Copy the lines of the data below exactly, starting at the first and stopping after the line that contains "import * as"; include no pictures.

-- Start Supplied information --

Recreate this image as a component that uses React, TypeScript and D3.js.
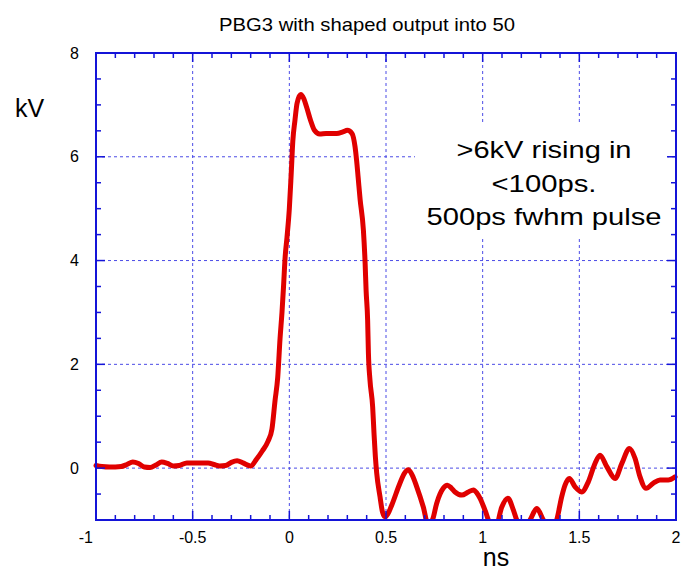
import React from "react";
import * as d3 from "d3";

const timeNs: number[] = [
  -1.0, -0.97, -0.93, -0.87, -0.84, -0.81, -0.78, -0.75, -0.72, -0.69, -0.66, -0.63, -0.6, -0.57, -0.53,
  -0.48, -0.42, -0.39, -0.36, -0.33, -0.3, -0.27, -0.24, -0.2, -0.17, -0.14, -0.11, -0.09, -0.074, -0.06,
  -0.048, -0.038, -0.03, -0.022, -0.012, 0.0, 0.01, 0.018, 0.029, 0.04, 0.059, 0.075, 0.09, 0.11, 0.13,
  0.157, 0.19, 0.245, 0.277, 0.3, 0.324, 0.34, 0.348, 0.356, 0.366, 0.383, 0.392, 0.397, 0.405, 0.409,
  0.417, 0.431, 0.438, 0.445, 0.452, 0.469, 0.482, 0.495, 0.51, 0.53, 0.572, 0.595, 0.615, 0.635, 0.659,
  0.693, 0.717, 0.74, 0.762, 0.796, 0.817, 0.837, 0.857, 0.892, 0.926, 0.952, 0.97, 0.986, 1.012, 1.06,
  1.099, 1.13, 1.159, 1.176, 1.21, 1.245, 1.28, 1.314, 1.35, 1.383, 1.409, 1.426, 1.448, 1.478, 1.512,
  1.547, 1.581, 1.607, 1.642, 1.685, 1.72, 1.759, 1.788, 1.814, 1.845, 1.883, 1.917, 1.96, 1.995,
];
const voltageKV: number[] = [
  0.05, 0.03, 0.02, 0.03, 0.07, 0.12, 0.09, 0.02, 0.01, 0.06, 0.12, 0.09, 0.04, 0.05, 0.1,
  0.1, 0.1, 0.07, 0.04, 0.05, 0.11, 0.14, 0.1, 0.04, 0.17, 0.33, 0.52, 0.75, 1.3, 1.75,
  2.5, 3.0, 3.5, 4.05, 4.45, 5.0, 5.7, 6.3, 6.7, 7.03, 7.2, 7.12, 6.95, 6.7, 6.51,
  6.44, 6.45, 6.45, 6.48, 6.51, 6.45, 6.19, 5.93, 5.6, 5.18, 4.59, 3.95, 3.43, 2.85, 2.22,
  1.7, 1.18, 0.67, 0.22, -0.1, -0.55, -0.85, -0.94, -0.88, -0.71, -0.29, -0.1, -0.03, -0.13, -0.36,
  -0.75, -1.08, -1.0, -0.68, -0.39, -0.33, -0.38, -0.46, -0.52, -0.46, -0.42, -0.48, -0.58, -0.81, -1.25,
  -0.75, -0.58, -0.81, -1.0, -1.2, -1.0, -0.78, -1.0, -1.2, -1.0, -0.55, -0.33, -0.2, -0.36, -0.46,
  -0.26, 0.09, 0.25, 0.03, -0.2, 0.09, 0.38, 0.19, -0.17, -0.39, -0.29, -0.23, -0.23, -0.17,
];

const xMajorTicks: number[] = [-1, -0.5, 0, 0.5, 1, 1.5, 2];
const xTickLabels: string[] = ["-1", "-0.5", "0", "0.5", "1", "1.5", "2"];
const yMajorTicks: number[] = [0, 2, 4, 6, 8];
const yTickLabels: string[] = ["0", "2", "4", "6", "8"];
const titleText = "PBG3 with shaped output into 50";
const xAxisLabel = "ns";
const yAxisLabel = "kV";
const noteLines: string[] = [">6kV rising in", "<100ps.", "500ps fwhm pulse"];

const W = 688;
const H = 573;
const L = 96, R = 676, T = 53, B = 520;
const FONT = "'Liberation Sans', Arial, Helvetica, sans-serif";
const AXIS = "#1414d8";
const GRID = "#4b4be6";
const RED = "#e00000";

export default function App() {
  const x = d3.scaleLinear().domain([-1, 2]).range([L, R]);
  const y = d3.scaleLinear().domain([-1, 8]).range([B, T]);
  const pts: [number, number][] = timeNs.map((t, i) => [t, voltageKV[i]]);
  const line = d3
    .line<[number, number]>()
    .x((d) => x(d[0]))
    .y((d) => y(d[1]))
    .curve(d3.curveMonotoneX);

  const xMinor = d3.range(-10, 21).map((v) => v / 10).filter((v) => Math.abs(v * 2 - Math.round(v * 2)) > 1e-6);
  const yMinor = d3.range(-2, 17).map((v) => v / 2).filter((v) => Math.abs(v / 2 - Math.round(v / 2)) > 1e-6);
  const gridX = xMajorTicks.filter((v) => v > -1 && v < 2);
  const gridY = yMajorTicks.filter((v) => v > -1 && v < 8);
  const lineH = 33.5;

  return (
    <svg width={W} height={H} style={{ position: "absolute", left: 0, top: 0, background: "#fff" }}>
      <defs>
        <clipPath id="plotClip">
          <rect x={L - 6} y={T - 6} width={R - L + 12} height={B - T + 6} />
        </clipPath>
      </defs>
      <rect x={0} y={0} width={W} height={H} fill="#fff" />
      {gridX.map((v) => (
        <line key={"gx" + v} x1={x(v)} x2={x(v)} y1={T} y2={B} stroke={GRID} strokeWidth={1} strokeDasharray="3,3" />
      ))}
      {gridY.map((v) => (
        <line key={"gy" + v} x1={L} x2={R} y1={y(v)} y2={y(v)} stroke={GRID} strokeWidth={1} strokeDasharray="3,3" />
      ))}
      <rect x={415} y={123} width={253} height={113} fill="#fff" />
      <path
        d={line(pts) || ""}
        fill="none"
        stroke={RED}
        strokeWidth={5}
        strokeLinejoin="round"
        strokeLinecap="round"
        clipPath="url(#plotClip)"
      />
      <rect x={L} y={T} width={R - L} height={B - T} fill="none" stroke={AXIS} strokeWidth={2} />
      {xMinor.map((v) => (
        <g key={"xm" + v}>
          <line x1={x(v)} x2={x(v)} y1={B} y2={B - 5} stroke={AXIS} strokeWidth={1.5} />
          <line x1={x(v)} x2={x(v)} y1={T} y2={T + 5} stroke={AXIS} strokeWidth={1.5} />
        </g>
      ))}
      {xMajorTicks.map((v) => (
        <g key={"xM" + v}>
          <line x1={x(v)} x2={x(v)} y1={B} y2={B - 9} stroke={AXIS} strokeWidth={1.5} />
          <line x1={x(v)} x2={x(v)} y1={T} y2={T + 9} stroke={AXIS} strokeWidth={1.5} />
        </g>
      ))}
      {yMinor.map((v) => (
        <g key={"ym" + v}>
          <line x1={L} x2={L + 5} y1={y(v)} y2={y(v)} stroke={AXIS} strokeWidth={1.5} />
          <line x1={R} x2={R - 5} y1={y(v)} y2={y(v)} stroke={AXIS} strokeWidth={1.5} />
        </g>
      ))}
      {yMajorTicks.map((v) => (
        <g key={"yM" + v}>
          <line x1={L} x2={L + 9} y1={y(v)} y2={y(v)} stroke={AXIS} strokeWidth={1.5} />
          <line x1={R} x2={R - 9} y1={y(v)} y2={y(v)} stroke={AXIS} strokeWidth={1.5} />
        </g>
      ))}
      {xMajorTicks.map((v, i) => (
        <text
          key={"xl" + v}
          x={i === 0 ? x(v) - 3 : x(v)}
          y={543}
          textAnchor={i === 0 ? "end" : "middle"}
          fontFamily={FONT}
          fontSize={16}
          fill="#000"
        >
          {xTickLabels[i]}
        </text>
      ))}
      {yMajorTicks.map((v, i) => (
        <text key={"yl" + v} x={79} y={y(v) + 5.5} textAnchor="end" fontFamily={FONT} fontSize={16} fill="#000">
          {yTickLabels[i]}
        </text>
      ))}
      <text x={367} y={31} textAnchor="middle" fontFamily={FONT} fontSize={19} textLength={296} lengthAdjust="spacingAndGlyphs">
        {titleText}
      </text>
      <text x={15} y={117} fontFamily={FONT} fontSize={25}>
        {yAxisLabel}
      </text>
      <text x={496} y={566} textAnchor="middle" fontFamily={FONT} fontSize={25}>
        {xAxisLabel}
      </text>
      {noteLines.map((s, i) => (
        <text
          key={"n" + i}
          x={544}
          y={158 + i * lineH}
          textAnchor="middle"
          fontFamily={FONT}
          fontSize={24}
          textLength={[175, 105, 235][i]}
          lengthAdjust="spacingAndGlyphs"
        >
          {s}
        </text>
      ))}
    </svg>
  );
}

-- End Supplied information --

Written response:
Recreate this image as a component that uses React, TypeScript and D3.js.
import React from "react";
import * as d3 from "d3";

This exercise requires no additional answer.